Build Recurring Revenue on Shopify with Subscriptions
SubscrimiaOne-time purchases are unpredictable. Some months are great, some months are slow, and you never quite know what's coming. Subscriptions change that equation entirely. When 200 customers are subscribed to receive your product every month, you start each month knowing that a baseline of revenue is already locked in.
That predictability transforms everything — your inventory planning, your cash flow, your marketing budget, and your ability to invest in growth. It's the difference between guessing and knowing.
Which Products Work for Subscriptions?
Not every product is subscription-worthy, but more products qualify than most merchants realize:
- Consumables — Coffee, supplements, skincare, pet food, cleaning supplies. Anything customers use up and repurchase regularly. This is the sweet spot for subscriptions.
- Replenishables — Razor blades, printer ink, water filters, vitamins. Products with a predictable replacement cycle.
- Curated boxes — Monthly discovery boxes with new products, seasonal selections, or themed collections. The surprise element keeps subscribers engaged.
- Digital services — Access to content, templates, educational materials, or software features. Recurring access to ongoing value.
- Membership perks — Subscribe for free shipping, early access to new products, member-only pricing, or exclusive content.
The Subscribe-and-Save Model
The most effective subscription format for physical products is "subscribe and save." Customers choose between a one-time purchase at full price or a subscription at a 10-20% discount. The discount incentivizes the subscription while the convenience of automatic delivery keeps them subscribed.
Key pricing considerations:
- 10% discount — Minimum to make the subscription feel worthwhile. Good for high-margin products.
- 15% discount — The sweet spot for most products. Meaningful savings without crushing your margins.
- 20% discount — Maximum for most stores. Reserve for products with strong retention where lifetime value far exceeds the discount cost.
The math works in your favor: a 15% discount on a customer who stays subscribed for 8 months generates far more lifetime revenue than a one-time purchase at full price.
Reducing Churn: The Key to Subscription Success
Acquiring subscribers is only half the battle.

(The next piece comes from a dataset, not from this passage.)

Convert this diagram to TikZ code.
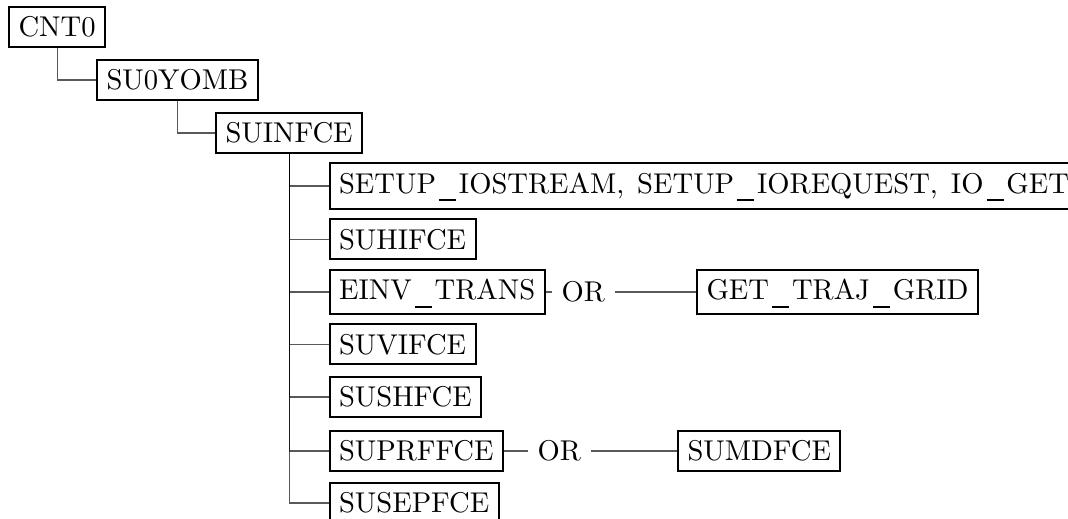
\documentclass[tikz,border=0pt]{standalone}
\font\bigrm="[lmroman10-regular.otf]" at 28.6pt
\newlength\uswd
\newcommand\us{\settowidth\uswd{\_}\makebox[\dimexpr\uswd+1.5pt\relax]{\raisebox{-8pt}[0pt][4.6pt]{\rule{17pt}{2.3pt}}}}
\newcommand\wsp{\hspace{3.5pt}}
\tikzset{
  box/.style={draw, line width=2pt, anchor=west, font=\bigrm, inner sep=9.53pt},
  lbl/.style={anchor=west, font=\bigrm, inner sep=9.53pt},
  conn/.style={line width=1.1pt, draw=black, draw opacity=0.65},
}
\begin{document}
\begin{tikzpicture}[x=1pt,y=-1pt]
\useasboundingbox (0,0) rectangle (1068,519);
\node[box] (cnt) at (8,27) {CNT0};
\node[box] (suy) at (96,80) {SU0YOMB};
\node[box] (suin) at (215,133) {SUINFCE};
\node[box] (setup) at (328.5,186) {SETUP\us IOSTREAM,\wsp{} SETUP\us IOREQUEST,\wsp{} IO\us GET};
\node[box] (suhi) at (328.5,239.3) {SUHIFCE};
\node[box] (einv) at (328.5,292) {EINV\us TRANS};
\node[lbl] (or1) at (552,292) {OR};
\node[box] (get) at (696,292) {GET\us TRAJ\us GRID};
\node[box] (suvi) at (328.5,344.3) {SUVIFCE};
\node[box] (sush) at (328.5,397) {SUSHFCE};
\node[box] (suprf) at (328.5,451) {SUPRFFCE};
\node[lbl] (or2) at (528,451) {OR};
\node[box] (sumd) at (677,451) {SUMDFCE};
\node[box] (susep) at (328.5,503) {SUSEPFCE};
\draw[conn] (cnt.south) |- (suy.west);
\draw[conn] (suy.south) |- (suin.west);
\foreach \c in {setup,suhi,einv,suvi,sush,suprf,susep}
  \draw[conn] (suin.south) |- (\c.west);
\draw[conn] (einv.east) -- (or1.west);
\draw[conn] (or1.east) -- (get.west);
\draw[conn] (suprf.east) -- (or2.west);
\draw[conn] (or2.east) -- (sumd.west);
\end{tikzpicture}
\end{document}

Keeping them is where the real value is built. The average subscription business loses 5-10% of subscribers per month. Reducing churn by even 2% compounds into enormous revenue differences over a year.
Let Customers Manage Their Subscriptions
The number one reason customers cancel is because they can't easily pause, skip, or modify their subscription. A self-service portal that lets customers adjust their delivery frequency, skip a month, swap products, or change their delivery address prevents cancellation requests. Most customers who would cancel are actually just looking for more flexibility.
Smart Dunning Management
Payment failures account for 20-40% of all subscription churn — and most of these customers didn't intentionally cancel. Their credit card expired, their bank flagged the charge, or they hit their limit. Smart dunning management automatically retries failed payments, sends friendly reminder emails, and recovers revenue that would otherwise be lost.
Flexible Intervals
Not everyone uses products at the same rate. If you only offer monthly subscriptions but a customer uses your product every 6 weeks, they'll either accumulate excess inventory (and eventually cancel from overstock) or run out early (and buy from someone else). Offering weekly, bi-weekly, monthly, and custom intervals lets each customer find their perfect cadence.
Subscription Analytics That Matter
Track these metrics to understand the health of your subscription business:
- Monthly Recurring Revenue (MRR) — Your predictable monthly income from active subscriptions
- Churn rate — Percentage of subscribers who cancel each month. Below 5% is excellent.
- Average subscription lifetime — How many months the average subscriber stays before canceling
- Subscriber LTV — Total revenue from a subscriber over their entire subscription period
- Conversion rate (one-time to subscription) — What percentage of customers choose to subscribe vs. buy once
Getting Started
Start with your best-selling consumable product. Add a subscribe-and-save option with a 15% discount and monthly delivery. Monitor conversion rates and subscriber retention for 30 days. If the numbers work (and they almost always do for consumable products), expand to your full catalog of subscription-eligible products. Recurring revenue isn't just a business model — it's the foundation for sustainable, predictable growth.